The same cannot be said in his use of varying ethnicities. When the Wisdom Brothers come into town, they are characterized with stereotypical vernacular, subpar intelligence, and large dicks. The Wisdom Brothers run a minstrel show where they, as black men put, on black face and sing spirituals. One scene depicts the Wisdom Brothers putting black paint all over Shed's body in a night of drunken debauchery. With the introduction of the Wisdom Brothers, the town of Excellent, Idaho does get a reason to have a war between the religious Mormons and the illicit brothel Ida owns. Because of this war between "good" and "evil," these brothers do have a reason to be in the plot. However, the inclusion of black face and their depiction in the plot seems only to be written because its over-the-top and unexpected. With a book that has been unexpected and radical at every turn, the inclusion of racialized images, within a book not about this ethnic identity, seems crass. It's inclusion seems like Spanbauer wanted something controversial to end his book with instead of trying to accurately depict a group of people.

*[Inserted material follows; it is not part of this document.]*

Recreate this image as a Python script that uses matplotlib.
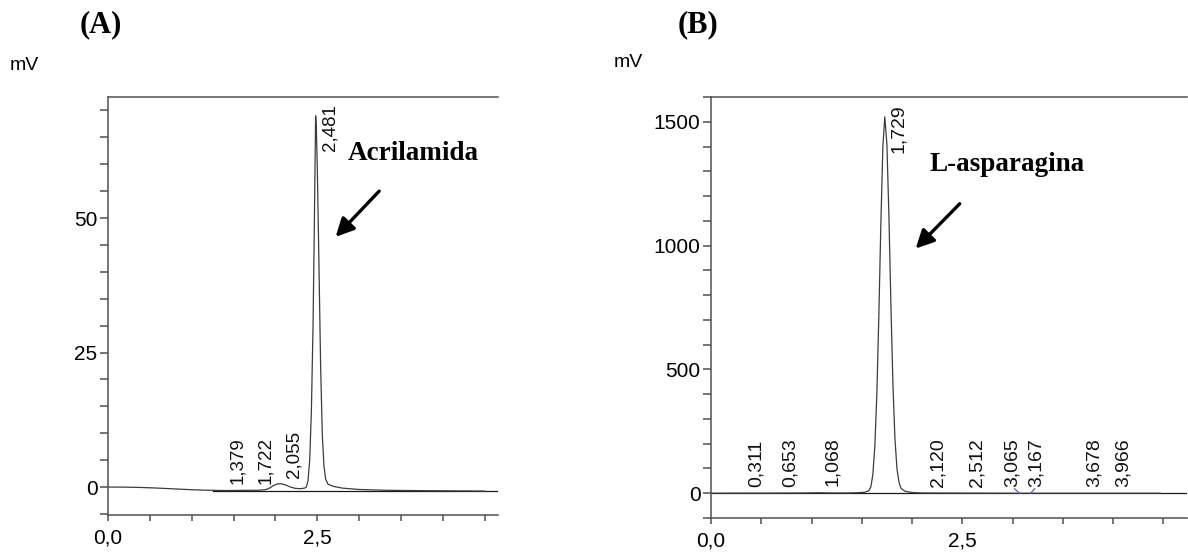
import numpy as np
import matplotlib
matplotlib.use('Agg')
import matplotlib.pyplot as plt
from matplotlib.ticker import MultipleLocator, FuncFormatter

# (A) acrylamide standard: retention time (min) vs detector signal (mV)
time_a = [0.00, 0.20, 0.40, 0.60, 0.80, 1.00, 1.20, 1.40, 1.60, 1.80, 1.88,
          1.93, 1.98, 2.03, 2.07, 2.12, 2.18, 2.24, 2.30, 2.35, 2.37, 2.39,
          2.41, 2.43, 2.45, 2.465, 2.473, 2.481, 2.489, 2.50, 2.52, 2.54,
          2.56, 2.58, 2.60, 2.63, 2.70, 2.80, 3.00, 3.30, 3.60, 4.00, 4.50]
signal_a = [0.0, -0.02, -0.08, -0.2, -0.35, -0.5, -0.6, -0.65, -0.62, -0.6,
            -0.5, -0.2, 0.3, 0.6, 0.6, 0.4, 0.0, -0.25, -0.3, -0.2, 0.0, 1.2,
            5, 14, 30, 48, 59, 69, 67, 60, 42, 23,
            10, 4, 1.5, 0.5, 0.1, -0.2, -0.45, -0.6, -0.65, -0.7, -0.75]
peaks_a = [1.379, 1.722, 2.055, 2.481]
peak_labels_a = ['1,379', '1,722', '2,055', '2,481']
baseline_a_t = [1.26, 4.66]
baseline_a_mv = [-0.8, -0.8]

# (B) L-asparagine standard
time_b = [0.00, 0.30, 0.60, 0.90, 1.07, 1.20, 1.35, 1.45, 1.53, 1.57, 1.59,
          1.61, 1.63, 1.65, 1.67, 1.69, 1.71, 1.729, 1.75, 1.77, 1.79, 1.81,
          1.83, 1.85, 1.87, 1.89, 1.93, 2.00, 2.10, 2.50, 3.00, 3.50, 4.00, 4.47]
signal_b = [0, 0.5, 0.5, 1, 2, 1, 1, 2, 4, 10, 25,
            75, 190, 400, 720, 1090, 1400, 1520, 1410, 1120, 760, 440,
            220, 100, 45, 20, 8, 3, 1, 0.5, 0, 0, 0, 0]
peaks_b = [0.311, 0.653, 1.068, 1.729, 2.120, 2.512, 3.065, 3.167, 3.678, 3.966]
peak_labels_b = ['0,311', '0,653', '1,068', '1,729', '2,120', '2,512',
                 '3,065', '3,167', '3,678', '3,966']
baseline_b_t = [0.0, 4.74]
baseline_b_mv = [0, 0]
# small blue integration marks around 3,065 / 3,167
marks_b_t = [[3.02, 3.07], [3.22, 3.18]]
marks_b_mv = [[18, 0], [18, 0]]

TRACE = '#3c3c3c'
AXIS = '#505050'
SANS = 'Liberation Sans'
SERIF = 'Liberation Serif'


def comma(v, pos):
    return f'{v:.1f}'.replace('.', ',')


def style_axes(ax, xlim, ylim, ymajor, yminor):
    ax.set_xlim(*xlim)
    ax.set_ylim(*ylim)
    ax.spines['right'].set_visible(False)
    for s in ('left', 'top', 'bottom'):
        ax.spines[s].set_color(AXIS)
        ax.spines[s].set_linewidth(1.1)
    ax.xaxis.set_major_locator(MultipleLocator(2.5))
    ax.xaxis.set_minor_locator(MultipleLocator(0.5))
    ax.xaxis.set_major_formatter(FuncFormatter(comma))
    ax.yaxis.set_major_locator(MultipleLocator(ymajor))
    ax.yaxis.set_minor_locator(MultipleLocator(yminor))
    ax.tick_params(which='both', direction='out', color=AXIS, width=1.1,
                   labelsize=15)
    ax.tick_params(axis='y', which='both', length=5.5, pad=2)
    ax.tick_params(axis='x', which='both', length=4, pad=6)
    for lab in ax.get_xticklabels() + ax.get_yticklabels():
        lab.set_family(SANS)


def label_peaks(ax, times, values, peaks, labels, size):
    top = ax.get_ylim()[1]
    # horizontal offset of each label in points (right of the apex);
    # labels that would collide are spread around their common midpoint
    px_per_unit = ax.get_position().width * fig.get_figwidth() * 72 / (
        ax.get_xlim()[1] - ax.get_xlim()[0])
    dx = [10.0] * len(peaks)
    for i in range(len(peaks) - 1):
        gap = (peaks[i + 1] - peaks[i]) * px_per_unit
        if gap < 16:
            mid = gap / 2
            dx[i] = mid - 8.5
            dx[i + 1] = -mid + 8.5
    for p, lab, off in zip(peaks, labels, dx):
        y = np.interp(p, times, values)
        if y > 0.5 * top:
            # tall peak: label hangs from the top of the frame
            ax.annotate(lab, xy=(p, 1), xycoords=('data', 'axes fraction'),
                        xytext=(off, -5), textcoords='offset points',
                        rotation=90, ha='center', va='top', fontsize=size,
                        family=SANS, color='#111111')
        else:
            ax.annotate(lab, xy=(p, y), xytext=(off, 4.5),
                        textcoords='offset points', rotation=90,
                        ha='center', va='bottom', fontsize=size,
                        family=SANS, color='#111111')


fig = plt.figure(figsize=(11.88, 5.52), dpi=100)
ax_a = fig.add_axes([0.0909, 0.0670, 0.3283, 0.7573])
ax_b = fig.add_axes([0.5985, 0.0616, 0.4010, 0.7627])

ARROW = dict(arrowstyle='-|>,head_length=1.1,head_width=0.55',
             color='black', lw=2.4, shrinkA=0, shrinkB=0)

# --- Panel A ---
ax_a.plot(baseline_a_t, baseline_a_mv, color='#1a1a1a', linewidth=0.9)
ax_a.plot(time_a, signal_a, color=TRACE, linewidth=0.9)
style_axes(ax_a, (0, 4.66), (-5.2, 72.5), 25, 5)
label_peaks(ax_a, time_a, signal_a, peaks_a, peak_labels_a, 13.5)
ax_a.text(3.65, 62, 'Acrilamida', ha='center', va='center', fontsize=19.5,
          fontweight='bold', family=SERIF)
ax_a.annotate('', xy=(2.72, 46.5), xytext=(3.24, 55), arrowprops=ARROW)

# --- Panel B ---
ax_b.plot(baseline_b_t, baseline_b_mv, color='#1a1a1a', linewidth=0.9)
ax_b.plot(time_b, signal_b, color=TRACE, linewidth=0.9)
for mt, mv in zip(marks_b_t, marks_b_mv):
    ax_b.plot(mt, mv, color='#5a5ad6', linewidth=0.9)
style_axes(ax_b, (0, 4.74), (-100, 1600), 500, 100)
label_peaks(ax_b, time_b, signal_b, peaks_b, peak_labels_b, 14)
ax_b.text(2.95, 1327, 'L-asparagina', ha='center', va='center', fontsize=19.5,
          fontweight='bold', family=SERIF)
ax_b.annotate('', xy=(2.036, 988), xytext=(2.475, 1169), arrowprops=ARROW)

# panel letters and units
fig.text(101 / 1188, 1 - 25 / 552, '(A)', ha='center', va='center',
         fontsize=22, fontweight='bold', family=SERIF)
fig.text(698 / 1188, 1 - 25 / 552, '(B)', ha='center', va='center',
         fontsize=22, fontweight='bold', family=SERIF)
fig.text(24 / 1188, 1 - 65 / 552, 'mV', ha='center', va='center',
         fontsize=14, family=SANS)
fig.text(628 / 1188, 1 - 62 / 552, 'mV', ha='center', va='center',
         fontsize=14, family=SANS)

fig.savefig('out.png', dpi=100)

After reading scenes with the Wisdom Brothers in them, the reader wonders was this racialized imagery even necessary.

The book, in general, is an entertaining read because of the absurdity of the plot and the unexpectedness of the ending. It is inclusive to those that are LGBTQA, but not of those of varying ethnicities. I recommend this book to those that like plot-twists and want an ending they would never have guessed. I do not recommend this book to those that want to read a book that accurately and authentically represents people of varying ethnicities.